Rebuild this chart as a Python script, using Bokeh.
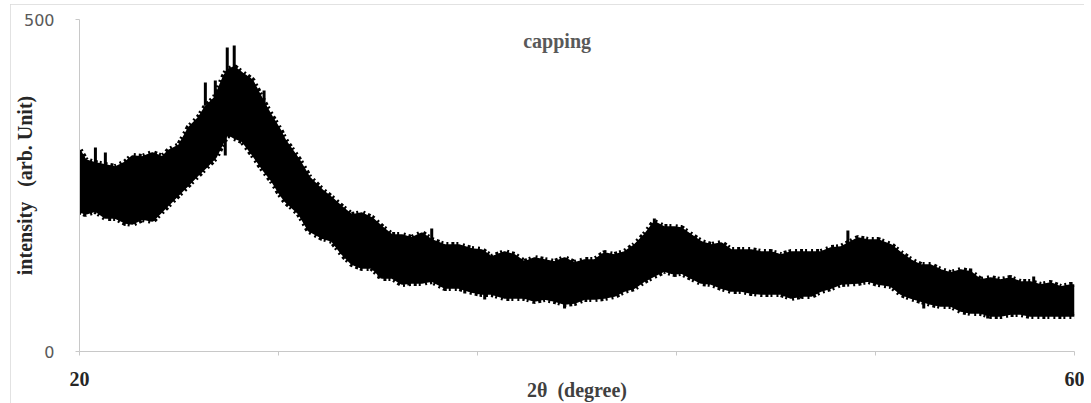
from bokeh.plotting import figure
from bokeh.models import Range1d, Label, FixedTicker
from bokeh.embed import file_html
from bokeh.resources import INLINE

# 2theta (degree) and the upper / lower envelope of the noisy XRD trace (arb. unit)
two_theta = [20.00, 20.24, 20.64, 21.04, 21.44, 21.85, 22.13, 22.53, 22.93, 23.33,
             23.61, 24.01, 24.41, 24.81, 25.06, 25.46, 25.74, 25.94, 26.22, 26.54,
             26.94, 27.42, 27.74, 28.06, 28.26, 28.83, 29.23, 29.75, 30.15, 30.55,
             30.95, 31.35, 31.76, 32.16, 32.56, 32.96, 33.36, 33.76, 34.16, 34.68,
             35.25, 35.77, 36.17, 36.57, 37.09, 37.49, 37.89, 38.29, 38.70, 39.10,
             39.50, 39.90, 40.30, 40.70, 41.10, 41.50, 41.91, 42.31, 42.71, 43.11,
             43.51, 43.91, 44.19, 44.59, 45.00, 45.40, 45.80, 46.20, 46.60, 47.00,
             47.40, 47.80, 48.20, 48.60, 49.01, 49.41, 49.81, 50.21, 50.61, 51.29,
             51.70, 52.10, 52.62, 53.02, 53.42, 53.82, 54.22, 54.62, 55.02, 55.43,
             55.83, 56.23, 56.63, 57.03, 57.43, 57.83, 58.23, 58.64, 59.04, 59.44,
             59.84, 60.00]
upper = [302.7, 287.6, 283.1, 280.1, 277.1, 284.6, 293.7, 292.2, 298.2, 292.2,
         302.7, 310.2, 337.3, 352.4, 367.5, 382.5, 408.1, 423.2, 427.7, 418.7,
         408.1, 373.5, 352.4, 332.8, 317.8, 287.6, 262.0, 242.5, 230.4, 216.9,
         204.8, 207.8, 200.3, 186.7, 174.7, 174.7, 170.2, 177.7, 167.2, 159.6,
         159.6, 153.6, 152.1, 141.6, 149.1, 144.6, 134.0, 140.1, 137.0, 134.0,
         140.1, 132.5, 137.0, 137.0, 147.6, 144.6, 149.1, 159.6, 174.7, 194.3,
         186.7, 186.7, 185.2, 174.7, 164.2, 159.6, 162.6, 152.1, 152.1, 152.1,
         149.1, 149.1, 144.6, 149.1, 149.1, 149.1, 149.1, 155.1, 156.6, 170.2,
         167.2, 167.2, 159.6, 147.6, 137.0, 129.5, 129.5, 122.0, 117.5, 122.0,
         119.0, 106.9, 109.9, 106.9, 109.9, 103.9, 103.9, 99.4, 102.4, 96.4,
         99.4, 99.4]
lower = [212.3, 207.8, 212.3, 201.8, 201.8, 194.3, 192.8, 200.3, 197.3, 212.3,
         222.9, 237.9, 253.0, 268.1, 277.1, 292.2, 313.2, 328.3, 322.3, 317.8,
         298.2, 272.6, 257.5, 237.9, 227.4, 207.8, 182.2, 171.7, 167.2, 147.6,
         132.5, 126.5, 126.5, 111.4, 111.4, 102.4, 103.9, 103.9, 106.9, 96.4,
         96.4, 90.4, 87.3, 87.3, 81.3, 81.3, 81.3, 76.8, 79.8, 76.8,
         72.3, 73.8, 79.8, 79.8, 81.3, 84.3, 91.9, 96.4, 106.9, 114.5,
         122.0, 117.5, 119.0, 111.4, 103.9, 102.4, 96.4, 91.9, 91.9, 88.9,
         87.3, 87.3, 87.3, 81.3, 84.3, 84.3, 91.9, 96.4, 102.4, 103.9,
         106.9, 102.4, 99.4, 87.3, 81.3, 76.8, 72.3, 69.3, 69.3, 61.7,
         58.7, 58.7, 54.2, 54.2, 57.2, 57.2, 54.2, 54.2, 54.2, 54.2,
         54.2, 54.2]

# isolated spikes above the band and dips below it
spike_x = [20.64, 21.04, 25.06, 25.46, 25.94, 26.22, 27.42, 34.16, 43.11, 50.89, 55.83, 58.36]
spike_top = [307.2, 299.7, 405.1, 408.1, 457.8, 460.8, 393.1, 185.2, 200.3, 182.2, 125.0, 113.0]
spike_base = [280.0, 278.0, 370.0, 380.0, 420.0, 425.0, 370.0, 165.0, 185.0, 160.0, 115.0, 100.0]
dip_x = [25.86, 32.04, 33.24, 35.49, 36.29, 39.50, 49.01, 53.94, 56.51]
dip_bottom = [295.2, 109.9, 99.4, 87.3, 78.3, 64.8, 79.8, 64.8, 49.7]
dip_base = [330.0, 125.0, 110.0, 97.0, 90.0, 75.0, 88.0, 75.0, 58.0]

x_ticks = [20, 28, 36, 44, 52, 60]
y_ticks = [0, 500]

p = figure(width=1074, height=399, output_backend="svg", toolbar_location=None,
           x_range=Range1d(20, 60), y_range=Range1d(0, 500),
           min_border_left=67, min_border_right=10, min_border_top=15,
           min_border_bottom=52)
p.outline_line_color = None
p.xgrid.visible = False
p.ygrid.visible = False
p.styles = {"margin-left": "10px", "margin-top": "4px",
            "outline": "1px solid #d9d9d9", "outline-offset": "-1px"}

p.varea(x=two_theta, y1=lower, y2=upper, fill_color="black")
p.line(two_theta, upper, line_color="black", line_width=7, line_dash="2 3 3 2 2 4")
p.line(two_theta, lower, line_color="black", line_width=7, line_dash="3 2 2 4 2 3")
p.line(two_theta, upper, line_color="black", line_width=2.5)
p.line(two_theta, lower, line_color="black", line_width=2.5)
p.segment(x0=spike_x, y0=spike_base, x1=spike_x, y1=spike_top,
          line_color="black", line_width=3)
p.segment(x0=dip_x, y0=dip_base, x1=dip_x, y1=dip_bottom,
          line_color="black", line_width=3)

xa = p.xaxis[0]
xa.ticker = FixedTicker(ticks=x_ticks)
xa.major_label_overrides = {t: "" for t in x_ticks[1:-1]}
xa.axis_line_color = "#c8c8c8"
xa.major_tick_line_color = "#c8c8c8"
xa.major_tick_out = 4
xa.major_tick_in = 0
xa.minor_tick_line_color = None
xa.major_label_text_font = "Liberation Serif"
xa.major_label_text_font_style = "bold"
xa.major_label_text_font_size = "20px"
xa.major_label_text_color = "#262626"
xa.major_label_standoff = 16
xa.axis_label = "2\u03b8\u00a0\u00a0(degree)"
xa.axis_label_text_font = "Liberation Serif"
xa.axis_label_text_font_style = "bold"
xa.axis_label_text_font_size = "20px"
xa.axis_label_text_color = "#404040"
xa.axis_label_standoff = -10

ya = p.yaxis[0]
ya.ticker = FixedTicker(ticks=y_ticks)
ya.axis_line_color = "#c8c8c8"
ya.major_tick_line_color = "#c8c8c8"
ya.major_tick_out = 4
ya.major_tick_in = 0
ya.minor_tick_line_color = None
ya.major_label_text_font = "DejaVu Sans"
ya.major_label_text_font_size = "16px"
ya.major_label_text_color = "#595959"
ya.major_label_standoff = 21
ya.axis_label = "intensity\u00a0\u00a0\u00a0(arb. Unit)"
ya.axis_label_text_font = "Liberation Serif"
ya.axis_label_text_font_style = "bold"
ya.axis_label_text_font_size = "20px"
ya.axis_label_text_color = "#262626"
ya.axis_label_standoff = -15

p.add_layout(Label(x=39.2, y=468, text="capping", text_font="Liberation Serif",
                   text_font_style="bold", text_font_size="20px", text_color="#595959",
                   text_align="center", text_baseline="middle"))

open("out.html", "w").write(file_html(p, INLINE))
__________
(THE PROBLEM) Copy exactly the lines running from the beginning of the listing through the line that has "from bokeh.resources import INLINE". Drop the pictures.

(SOLUTION)
Rebuild this chart as a Python script, using Bokeh.
from bokeh.plotting import figure
from bokeh.models import Range1d, Label, FixedTicker
from bokeh.embed import file_html
from bokeh.resources import INLINE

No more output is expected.